Right now I'm using a bit of nokogiri I found on sourceforge, to parse values from the table into a CSV. However it's only parsing the anchor text, and not the hyperlinks.
Sections below show
- the code I'm using
- sample of the pertinent table from https://www.legislation.gov.uk/uksi/2020
- current code output
- desired code output
The ask Might you be able either to amend the current ruby to something that does what I'm after, or, supply some other perl/python/??? code which supplies the desired output?
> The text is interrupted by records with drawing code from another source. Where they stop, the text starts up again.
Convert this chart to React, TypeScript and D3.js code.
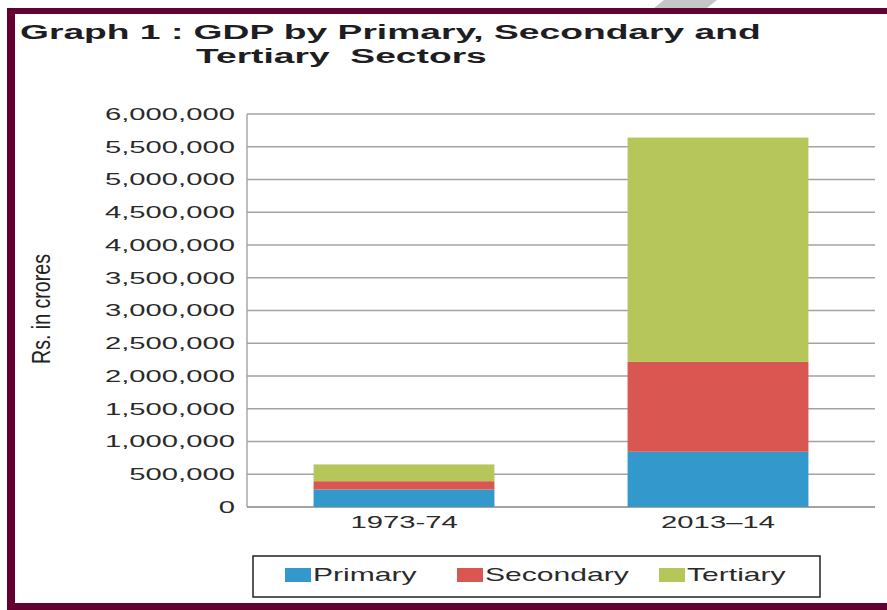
import React from "react";
import * as d3 from "d3";

const categories = ["1973-74", "2013–14"];
const seriesNames = ["Primary", "Secondary", "Tertiary"];
const seriesColors = ["#3399cc", "#d95750", "#b6c65a"];
const primary = [267000, 843000];
const secondary = [127000, 1372000];
const tertiary = [256000, 3425000];
const yTicks = [0, 500000, 1000000, 1500000, 2000000, 2500000, 3000000, 3500000, 4000000, 4500000, 5000000, 5500000, 6000000];
const titleLines = ["Graph 1 : GDP by Primary, Secondary and", "Tertiary  Sectors"];
const yAxisTitle = "Rs. in crores";

const W = 887;
const H = 610;
const SX = 1.72; // horizontal stretch of the scanned figure
const FONT = "'Liberation Sans', Arial, Helvetica, sans-serif";

export default function App() {
  const left = 247;
  const right = 875;
  const top = 114;
  const bottom = 507;

  const x = d3
    .scaleBand<string>()
    .domain(categories)
    .range([left, right])
    .paddingInner(0.424)
    .paddingOuter(0.212);
  const y = d3.scaleLinear().domain([0, 6000000]).range([bottom, top]);

  const rows = categories.map((c, i) => ({
    cat: c,
    Primary: primary[i],
    Secondary: secondary[i],
    Tertiary: tertiary[i],
  }));
  const stacked = d3.stack<any>().keys(seriesNames)(rows);
  const fmt = d3.format(",");

  const legendX = [285, 457, 659];

  return (
    <svg
      width={W}
      height={H}
      style={{ position: "absolute", left: 0, top: 0, background: "#fff" }}
      fontFamily={FONT}
    >
      <rect x={0} y={0} width={W} height={H} fill="#fff" />
      {/* scan artefact at top */}
      <polygon points="664,0 717,0 702,12 649,12" fill="#c6c6c6" />
      {/* maroon frame */}
      <rect x={7} y={8} width={W - 7} height={6} fill="#620030" />
      <rect x={7} y={8} width={8} height={H - 8} fill="#620030" />
      <rect x={7} y={603} width={W - 7} height={7} fill="#620030" />

      {/* title */}
      <g transform={`translate(20,38.5) scale(1.86,1)`}>
        <text fontSize={20} fontWeight="bold" fill="#1d1d22">
          {titleLines[0]}
        </text>
      </g>
      <g transform={`translate(196,63) scale(1.86,1)`}>
        <text fontSize={20} fontWeight="bold" fill="#1d1d22" style={{ whiteSpace: "pre" }}>
          {titleLines[1]}
        </text>
      </g>

      {/* gridlines */}
      {yTicks.map((t) => (
        <line
          key={"g" + t}
          x1={left}
          x2={right}
          y1={y(t)}
          y2={y(t)}
          stroke="#a3a3a7"
          strokeWidth={t === 0 ? 2 : 1.4}
        />
      ))}
      <line x1={left} x2={left} y1={y(6000000)} y2={y(0)} stroke="#a3a3a7" strokeWidth={1.4} />

      {/* tick labels */}
      {yTicks.map((t) => (
        <g key={"t" + t} transform={`translate(235,${y(t)}) scale(${SX},1)`}>
          <text fontSize={17} textAnchor="end" dy="0.35em" fill="#2a2a2a">
            {fmt(t)}
          </text>
        </g>
      ))}

      {/* y axis title */}
      <g transform={`translate(50,309) rotate(-90) scale(0.74,1)`}>
        <text fontSize={26.5} textAnchor="middle" fill="#222">
          {yAxisTitle}
        </text>
      </g>

      {/* bars */}
      {stacked.map((s, si) => (
        <g key={s.key} fill={seriesColors[si]}>
          {s.map((d, i) => (
            <rect
              key={i}
              x={x(categories[i])}
              width={x.bandwidth()}
              y={y(d[1])}
              height={y(d[0]) - y(d[1])}
            />
          ))}
        </g>
      ))}

      {/* category labels */}
      {categories.map((c) => (
        <g key={c} transform={`translate(${(x(c) as number) + x.bandwidth() / 2},528) scale(${SX},1)`}>
          <text fontSize={17} textAnchor="middle" fill="#2a2a2a">
            {c}
          </text>
        </g>
      ))}

      {/* legend */}
      <rect x={253} y={556} width={567} height={41} fill="#fff" stroke="#222" strokeWidth={1.5} />
      {seriesNames.map((n, i) => (
        <g key={n}>
          <rect x={legendX[i]} y={568} width={26} height={14} fill={seriesColors[i]} />
          <g transform={`translate(${legendX[i] + 28},581) scale(${SX},1)`}>
            <text fontSize={17.5} fill="#2a2a2a">
              {n}
            </text>
          </g>
        </g>
      ))}
    </svg>
  );
}
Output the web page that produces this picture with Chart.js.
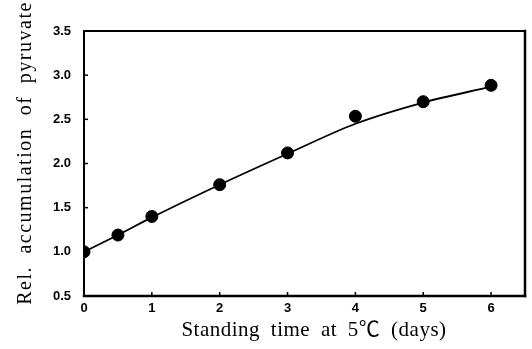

The documents I parse will have 10s to 100s of tables - I'm WGETting lots of pages from legislation.gov.uk, concatenating them into a single file, and running the current ruby across that. Downstream workflow - I put the CSV into a larger spreadsheet which generates the quickstatements required to append new items.
Current ruby
[edit] require 'nokogiri'
print_header_lines = ARGV[1]
File.open(ARGV[0]) do |f|
table_string=f
doc = Nokogiri::HTML(table_string)
doc.xpath('//table//tr').each do |row|
if print_header_lines
row.xpath('th').each do |cell|
print '"', cell.text.gsub("\n", ' ').gsub('"', '\"').gsub(/(\s){2,}/m, '\1'), "\", "
end
end
row.xpath('td').each do |cell|
print '"', cell.text.gsub("\n", ' ').gsub('"', '\"').gsub(/(\s){2,}/m, '\1'), "\", "
end
print "\n"
end
end
Data table
[edit]<table>
<thead>
<tr>
<th><a href="/uksi/2020?sort=title" class="sortAsc" title="Sort ascending by Title"><span class="accessibleText">Sort ascending by </span>Title</a></th>
<th><span>Years and Numbers</span></th>
<th><span>Legislation type</span></th>
</tr>
</thead>
<tbody>
<tr class="oddRow">
<td class="bilingual en"><a href="/wsi/2020/1064/contents/made">The Representation of the People (Electoral Register Publication Date) (Wales) (Coronavirus) Regulations 2020</a></td>
<td rowspan="2"><a href="/wsi/2020/1064/contents/made">2020 No. 1064 (W. 239)</a></td>
<td rowspan="2">Wales Statutory Instruments</td>
</tr>
<tr class="oddRow">
<td class="bilingual cy"><a href="/wsi/2020/1064/contents/made/welsh" xml:lang="cy">Rheoliadau Cynrychiolaeth y Bobl (Dyddiad Cyhoeddi’r Gofrestr Etholiadol) (Cymru) (Coronafeirws) 2020</a></td>
</tr>
<tr>
<td><a href="/uksi/2020/1063/contents/made">The Safety of Sports Grounds (Designation) (Amendment) (England) (No. 4) Order 2020</a></td>
<td><a href="/uksi/2020/1063/contents/made">2020 No. 1063</a></td>
<td>UK Statutory Instruments</td>
</tr>
</code>
Current output
[edit]The Representation of the People (Electoral Register Publication Date) (Wales) (Coronavirus) Regulations 2020 | 2020 No. 1064 (W. 239) | Wales Statutory Instruments |
Rheoliadau Cynrychiolaeth y Bobl (Dyddiad Cyhoeddi’r Gofrestr Etholiadol) (Cymru) (Coronafeirws) 2020 | ||
The Safety of Sports Grounds (Designation) (Amendment) (England) (No. 4) Order 2020 | 2020 No. 1063 | UK Statutory Instruments |
Desired output
[edit]/wsi/2020/1064/contents/made | The Representation of the People (Electoral Register Publication Date) (Wales) (Coronavirus) Regulations 2020 | /wsi/2020/1064/contents/made | 2020 No. 1064 (W. 239) | Wales Statutory Instruments |
/wsi/2020/1064/contents/made/welsh | Rheoliadau Cynrychiolaeth y Bobl (Dyddiad Cyhoeddi’r Gofrestr Etholiadol) (Cymru) (Coronafeirws) 2020 | |||
/uksi/2020/1063/contents/made | The Safety of Sports Grounds (Designation) (Amendment) (England) (No. 4) Order 2020 | /uksi/2020/1063/contents/made | 2020 No. 1063 | UK Statutory Instruments |